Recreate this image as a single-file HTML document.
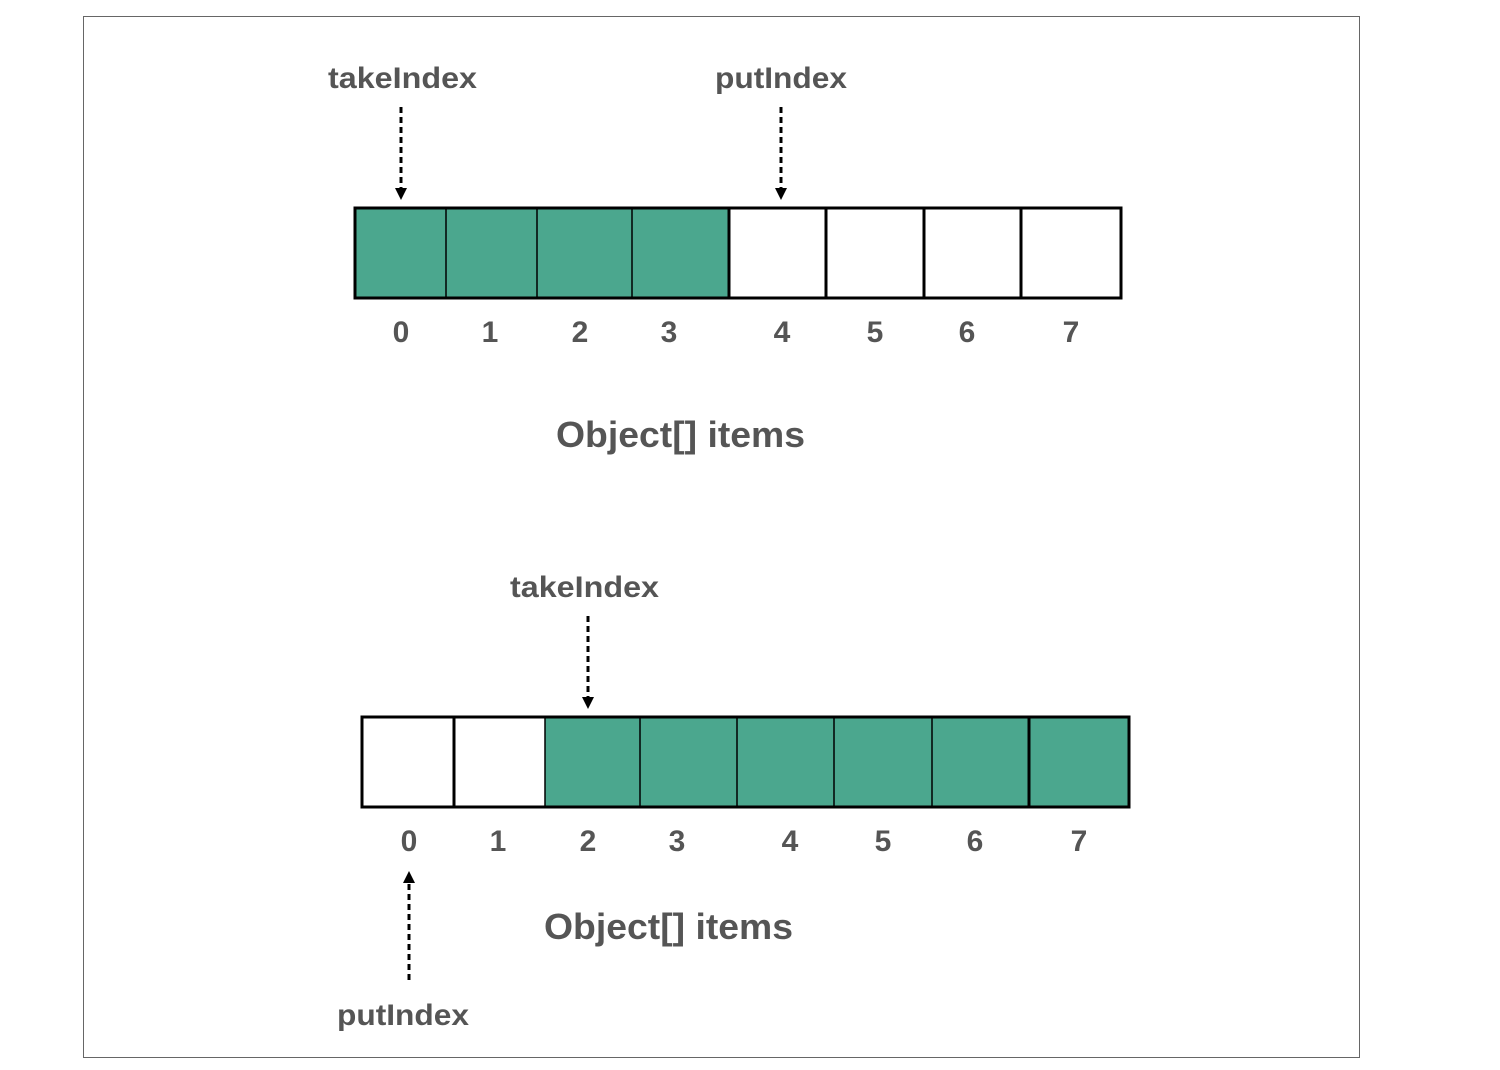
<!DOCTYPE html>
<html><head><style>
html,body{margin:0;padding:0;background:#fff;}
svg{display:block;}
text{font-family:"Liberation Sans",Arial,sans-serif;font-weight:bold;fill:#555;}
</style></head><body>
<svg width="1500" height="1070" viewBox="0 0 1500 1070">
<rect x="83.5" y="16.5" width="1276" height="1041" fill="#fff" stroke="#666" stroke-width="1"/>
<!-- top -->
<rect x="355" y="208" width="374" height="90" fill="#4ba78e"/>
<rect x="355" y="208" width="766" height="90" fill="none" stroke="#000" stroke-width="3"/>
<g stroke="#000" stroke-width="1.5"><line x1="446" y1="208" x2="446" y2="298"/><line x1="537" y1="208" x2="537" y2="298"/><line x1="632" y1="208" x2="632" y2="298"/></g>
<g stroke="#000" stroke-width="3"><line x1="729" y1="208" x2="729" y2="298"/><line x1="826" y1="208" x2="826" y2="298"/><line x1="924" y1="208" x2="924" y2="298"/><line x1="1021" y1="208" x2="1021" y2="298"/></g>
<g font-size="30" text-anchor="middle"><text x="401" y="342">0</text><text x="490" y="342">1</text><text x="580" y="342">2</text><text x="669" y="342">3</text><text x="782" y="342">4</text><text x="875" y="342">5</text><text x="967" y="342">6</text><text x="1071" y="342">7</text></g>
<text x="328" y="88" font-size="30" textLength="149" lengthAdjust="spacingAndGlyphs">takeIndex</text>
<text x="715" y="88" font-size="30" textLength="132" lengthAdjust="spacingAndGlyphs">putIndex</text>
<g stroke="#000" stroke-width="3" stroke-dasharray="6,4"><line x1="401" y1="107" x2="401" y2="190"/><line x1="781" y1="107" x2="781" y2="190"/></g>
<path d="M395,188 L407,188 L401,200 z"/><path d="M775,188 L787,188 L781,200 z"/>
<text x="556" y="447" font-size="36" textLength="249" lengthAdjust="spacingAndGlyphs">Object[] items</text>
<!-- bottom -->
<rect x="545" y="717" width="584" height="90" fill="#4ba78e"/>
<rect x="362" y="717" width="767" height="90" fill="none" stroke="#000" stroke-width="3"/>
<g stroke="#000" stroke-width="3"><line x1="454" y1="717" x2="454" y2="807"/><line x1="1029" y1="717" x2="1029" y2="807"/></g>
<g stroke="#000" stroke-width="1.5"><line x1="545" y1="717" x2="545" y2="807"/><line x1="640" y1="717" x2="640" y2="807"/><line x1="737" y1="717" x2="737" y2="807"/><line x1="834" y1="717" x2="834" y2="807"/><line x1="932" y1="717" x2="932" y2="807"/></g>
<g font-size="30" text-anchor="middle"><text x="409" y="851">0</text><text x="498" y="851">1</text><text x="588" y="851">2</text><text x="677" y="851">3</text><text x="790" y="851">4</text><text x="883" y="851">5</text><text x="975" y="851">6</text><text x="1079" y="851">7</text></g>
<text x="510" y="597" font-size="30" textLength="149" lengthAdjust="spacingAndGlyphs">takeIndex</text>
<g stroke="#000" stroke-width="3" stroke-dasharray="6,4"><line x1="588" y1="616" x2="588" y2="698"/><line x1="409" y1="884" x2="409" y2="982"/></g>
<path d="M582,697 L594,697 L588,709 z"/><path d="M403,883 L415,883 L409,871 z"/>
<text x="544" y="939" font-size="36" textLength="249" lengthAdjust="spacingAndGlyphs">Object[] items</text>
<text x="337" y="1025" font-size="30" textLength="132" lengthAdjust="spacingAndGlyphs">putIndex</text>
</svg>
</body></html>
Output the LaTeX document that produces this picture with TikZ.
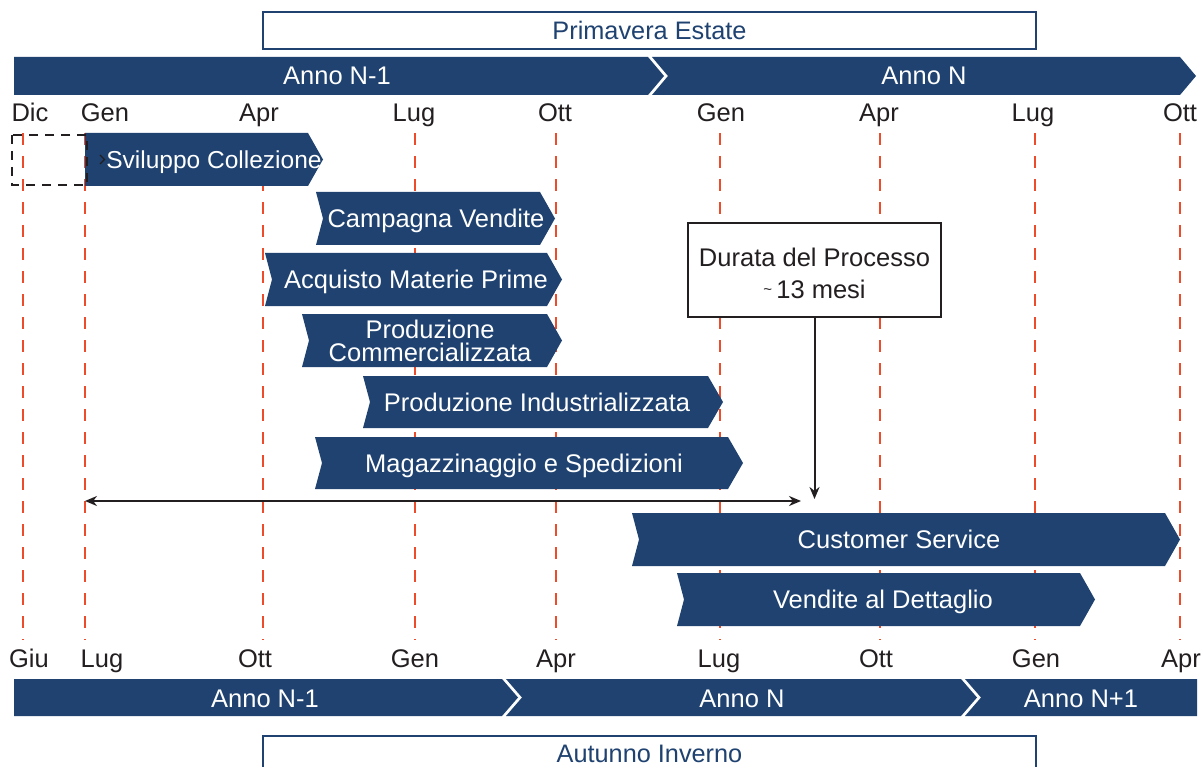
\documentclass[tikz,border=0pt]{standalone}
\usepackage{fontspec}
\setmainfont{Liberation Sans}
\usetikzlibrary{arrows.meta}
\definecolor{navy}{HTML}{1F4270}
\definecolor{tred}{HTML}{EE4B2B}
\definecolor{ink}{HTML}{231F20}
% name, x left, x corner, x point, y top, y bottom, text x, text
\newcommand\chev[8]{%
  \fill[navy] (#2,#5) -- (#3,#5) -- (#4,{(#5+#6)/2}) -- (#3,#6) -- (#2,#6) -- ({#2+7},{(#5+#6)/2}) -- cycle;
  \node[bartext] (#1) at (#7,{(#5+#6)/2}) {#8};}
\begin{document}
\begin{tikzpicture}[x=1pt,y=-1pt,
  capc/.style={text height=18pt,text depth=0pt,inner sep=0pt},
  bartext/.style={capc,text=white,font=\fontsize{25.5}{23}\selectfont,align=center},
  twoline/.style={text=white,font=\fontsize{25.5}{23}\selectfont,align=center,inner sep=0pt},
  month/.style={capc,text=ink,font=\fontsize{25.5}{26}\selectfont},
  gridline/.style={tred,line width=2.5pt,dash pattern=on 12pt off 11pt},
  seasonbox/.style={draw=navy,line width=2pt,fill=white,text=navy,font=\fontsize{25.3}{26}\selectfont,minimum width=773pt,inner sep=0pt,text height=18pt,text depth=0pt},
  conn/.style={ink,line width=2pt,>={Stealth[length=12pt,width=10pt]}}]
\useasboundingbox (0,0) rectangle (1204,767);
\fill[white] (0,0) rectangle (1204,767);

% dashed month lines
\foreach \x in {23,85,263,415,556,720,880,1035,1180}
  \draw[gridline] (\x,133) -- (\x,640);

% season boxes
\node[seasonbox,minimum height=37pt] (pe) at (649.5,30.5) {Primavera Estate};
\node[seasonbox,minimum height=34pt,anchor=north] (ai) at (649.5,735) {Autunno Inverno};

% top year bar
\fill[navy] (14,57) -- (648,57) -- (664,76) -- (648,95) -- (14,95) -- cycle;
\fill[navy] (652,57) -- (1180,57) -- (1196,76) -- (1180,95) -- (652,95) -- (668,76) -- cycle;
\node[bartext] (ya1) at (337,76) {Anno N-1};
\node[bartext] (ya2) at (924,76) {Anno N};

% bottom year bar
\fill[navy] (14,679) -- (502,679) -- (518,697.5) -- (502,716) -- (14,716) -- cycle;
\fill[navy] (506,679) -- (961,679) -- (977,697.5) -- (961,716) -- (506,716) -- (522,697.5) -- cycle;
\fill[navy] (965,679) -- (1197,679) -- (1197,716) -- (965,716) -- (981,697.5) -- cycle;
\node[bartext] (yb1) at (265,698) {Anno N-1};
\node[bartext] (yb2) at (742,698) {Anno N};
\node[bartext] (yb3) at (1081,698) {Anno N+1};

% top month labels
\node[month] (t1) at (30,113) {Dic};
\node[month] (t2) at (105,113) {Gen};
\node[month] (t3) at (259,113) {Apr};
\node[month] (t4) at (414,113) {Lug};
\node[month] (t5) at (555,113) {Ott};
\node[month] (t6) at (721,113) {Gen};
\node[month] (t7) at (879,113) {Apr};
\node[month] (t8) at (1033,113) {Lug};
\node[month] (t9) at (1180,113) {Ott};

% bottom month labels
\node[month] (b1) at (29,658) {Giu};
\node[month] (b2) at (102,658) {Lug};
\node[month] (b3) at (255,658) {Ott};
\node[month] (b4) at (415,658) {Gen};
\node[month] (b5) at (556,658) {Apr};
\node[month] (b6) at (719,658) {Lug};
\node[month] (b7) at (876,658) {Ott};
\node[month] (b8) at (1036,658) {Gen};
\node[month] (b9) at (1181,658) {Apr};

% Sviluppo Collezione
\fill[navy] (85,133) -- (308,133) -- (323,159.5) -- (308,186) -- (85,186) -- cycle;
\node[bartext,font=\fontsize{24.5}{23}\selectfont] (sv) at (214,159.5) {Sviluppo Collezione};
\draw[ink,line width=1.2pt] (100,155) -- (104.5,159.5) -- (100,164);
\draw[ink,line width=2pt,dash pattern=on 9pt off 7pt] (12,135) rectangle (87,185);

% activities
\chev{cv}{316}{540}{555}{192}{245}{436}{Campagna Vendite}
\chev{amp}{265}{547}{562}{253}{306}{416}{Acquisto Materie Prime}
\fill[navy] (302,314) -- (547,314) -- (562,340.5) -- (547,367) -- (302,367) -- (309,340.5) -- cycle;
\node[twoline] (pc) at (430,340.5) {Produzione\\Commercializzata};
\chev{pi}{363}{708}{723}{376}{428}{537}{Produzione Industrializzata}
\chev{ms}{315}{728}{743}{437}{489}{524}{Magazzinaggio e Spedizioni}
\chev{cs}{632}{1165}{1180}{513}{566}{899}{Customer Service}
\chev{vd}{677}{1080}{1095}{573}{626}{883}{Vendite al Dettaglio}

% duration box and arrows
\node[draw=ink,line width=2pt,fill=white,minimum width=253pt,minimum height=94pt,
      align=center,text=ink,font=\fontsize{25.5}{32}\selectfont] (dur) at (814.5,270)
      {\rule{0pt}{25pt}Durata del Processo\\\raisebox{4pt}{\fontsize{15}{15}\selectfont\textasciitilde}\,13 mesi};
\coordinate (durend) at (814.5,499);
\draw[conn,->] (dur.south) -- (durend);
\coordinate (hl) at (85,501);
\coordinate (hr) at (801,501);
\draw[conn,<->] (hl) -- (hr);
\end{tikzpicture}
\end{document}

Goal = Please list every line of the records that contains "this".

Full solution =
Recreate this image as a single-file HTML document.
Output the LaTeX document that produces this picture with TikZ.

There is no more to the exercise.